Gold for August delivery rose US$9.70 to US$1,810 an ounce, up 0.67 percent for the week.
A report from Global Witness alleging one of the world’s biggest gold refiners has worked with a supplier that was at risk of having bought conflict metal originating in Sudan is the latest in a series of calls from advocacy groups urging the London Bullion Market Association (LBMA) to scrutinize producers more closely.
Gold is one of four conflict minerals that US-listed companies from Tiffany & Co to Apple Inc must trace and report on to the US Securities and Exchange Commission.
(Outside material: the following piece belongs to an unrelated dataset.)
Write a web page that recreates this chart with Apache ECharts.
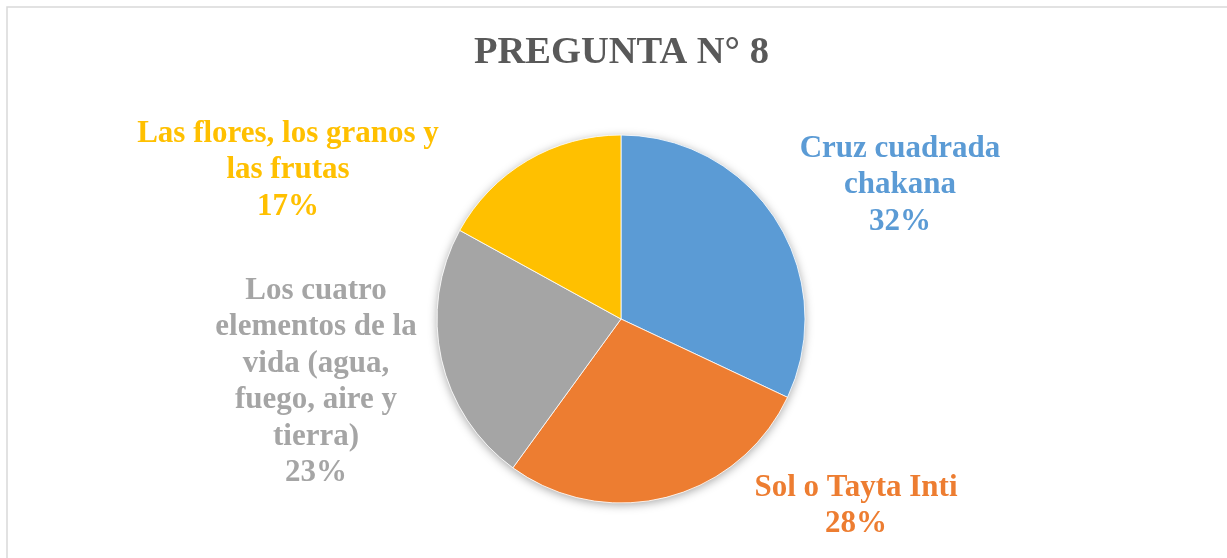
<!DOCTYPE html>
<html>
<head>
<meta charset="utf-8">
<script src="https://cdn.jsdelivr.net/npm/echarts@6/dist/echarts.min.js"></script>
<style>
  html, body { margin: 0; padding: 0; background: #fff; }
  #chart { width: 1227px; height: 558px; }
</style>
</head>
<body>
<div id="chart"></div>
<script>
var categories = [
  'Cruz cuadrada\nchakana',
  'Sol o Tayta Inti',
  'Los cuatro\nelementos de la\nvida (agua,\nfuego, aire y\ntierra)',
  'Las flores, los granos y\nlas frutas'
];
var values = [32, 28, 23, 17];
var colors = ['#5b9bd5', '#ed7d31', '#a5a5a5', '#ffc000'];

// label centres, one per slice
var labelPos = [[900, 185], [856, 506], [316, 382], [288, 170]];

var myChart = echarts.init(document.getElementById('chart'));

var pieData = [];
for (var i = 0; i < categories.length; i++) {
  pieData.push({
    name: categories[i],
    value: values[i],
    itemStyle: { color: colors[i] },
    label: { color: colors[i] }
  });
}

var serif = '"Liberation Serif", "Times New Roman", serif';

var option = {
  animation: false,
  title: {
    text: 'PREGUNTA N° 8',
    left: 469,
    top: 29,
    textStyle: {
      fontFamily: serif,
      fontWeight: 'bold',
      fontSize: 38.5,
      color: '#595959'
    }
  },
  graphic: [{
    type: 'rect',
    shape: { x: 7, y: 7, width: 1240, height: 570 },
    style: { fill: 'none', stroke: '#d9d9d9', lineWidth: 1.5 },
    silent: true
  }],
  series: [{
    // soft shadow under the whole pie
    type: 'pie',
    center: [621, 319],
    radius: 184,
    silent: true,
    z: 1,
    label: { show: false },
    labelLine: { show: false },
    itemStyle: {
      color: '#fff',
      shadowBlur: 10,
      shadowColor: 'rgba(0,0,0,0.35)',
      shadowOffsetY: 2
    },
    data: [{ value: 1, name: '' }]
  }, {
    type: 'pie',
    center: [621, 319],
    radius: 184,
    startAngle: 90,
    clockwise: true,
    z: 2,
    itemStyle: { borderColor: '#fff', borderWidth: 0.8 },
    label: {
      show: true,
      position: 'outside',
      fontFamily: serif,
      fontWeight: 'bold',
      fontSize: 31,
      lineHeight: 36.5,
      align: 'center',
      formatter: function(p) {
        return p.name + '\n' + Math.round(p.percent) + '%';
      }
    },
    labelLine: { show: false },
    labelLayout: function(params) {
      var pos = labelPos[params.dataIndex];
      return { x: pos[0], y: pos[1], align: 'center', verticalAlign: 'middle' };
    },
    emphasis: { disabled: true },
    data: pieData
  }]
};

myChart.setOption(option);
</script>
</body>
</html>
The same group of minerals would be covered by binding EU due diligence rules starting from next year.
Suppliers are coming under pressure to show they have got processes and policies in place to make sure the metal has not financed conflict or been linked to corruption or human rights abuses.
In its report on Thursday, Global Witness alleged that Swiss refiner Valcambi SA bought large amounts of gold from Dubai-based Kaloti Precious Metals Group, which in turn was at risk of having purchased Sudanese conflict gold.
It said there that are gaps in the LBMA’s responsible sourcing standards that do not generally require refiners to disclose their suppliers.
Valcambi declined to immediately comment on the Global Witness report.
Kaloti said that the allegations are not true.
“Kaloti is independently audited each year against the relevant standards and at no time has any conflict material, from any jurisdiction, including Sudan, been identified in any of its supply chains,” it said. “Furthermore, Kaloti has never sent any gold material sourced from Sudan to any Swiss refinery whatsoever.”
Valcambi has also denied Global Witness’ findings and said that it conducts enhanced due diligence, the advocacy group said.
In a separate report published on Thursday, Bern-based non-governmental organization Swissaid also criticized the LBMA’s current standards, urging it to be “much more rigorous” when scrutinizing the supplies of its member refineries.
The LBMA on Friday said that its responsible sourcing program “is designed to be a holistic process that engages all stakeholders” and that the association cannot tackle the issue alone.
It said that it “also recognizes that more needs to be done.”
The association is working with a third-party service provider to this year have new recommendations on how to further improve transparency, disclosure and audit processes, Sakhila Mirza, an LBMA executive director and general counsel, said by telephone.
The association would also publish its annual report with updates on the program and future developments in the coming weeks, she said.
Valcambi last month said that it pledged to adopt a new system to increase transparency in its process for sourcing precious metals.
Based on blockchain technology, the system would require the refiner’s potential gold suppliers to upload all due diligence information, including data and documents into a database, which would then be accessible to all appropriate auditing parties.
It is not the only refiner under scrutiny.
Last week, activist group RAID asked the LBMA to suspend India-based refiner MMTC-PAMP, part of another Swiss major, MKS PAMP Group, over gold from a mine in Tanzania where there have been allegations of human rights abuses.
The refiner denied all the complaints and allegations by RAID.
The LBMA also said last month that it iss reviewing reported sourcing concerns at the Perth Mint over gold originating from Papua New Guinea.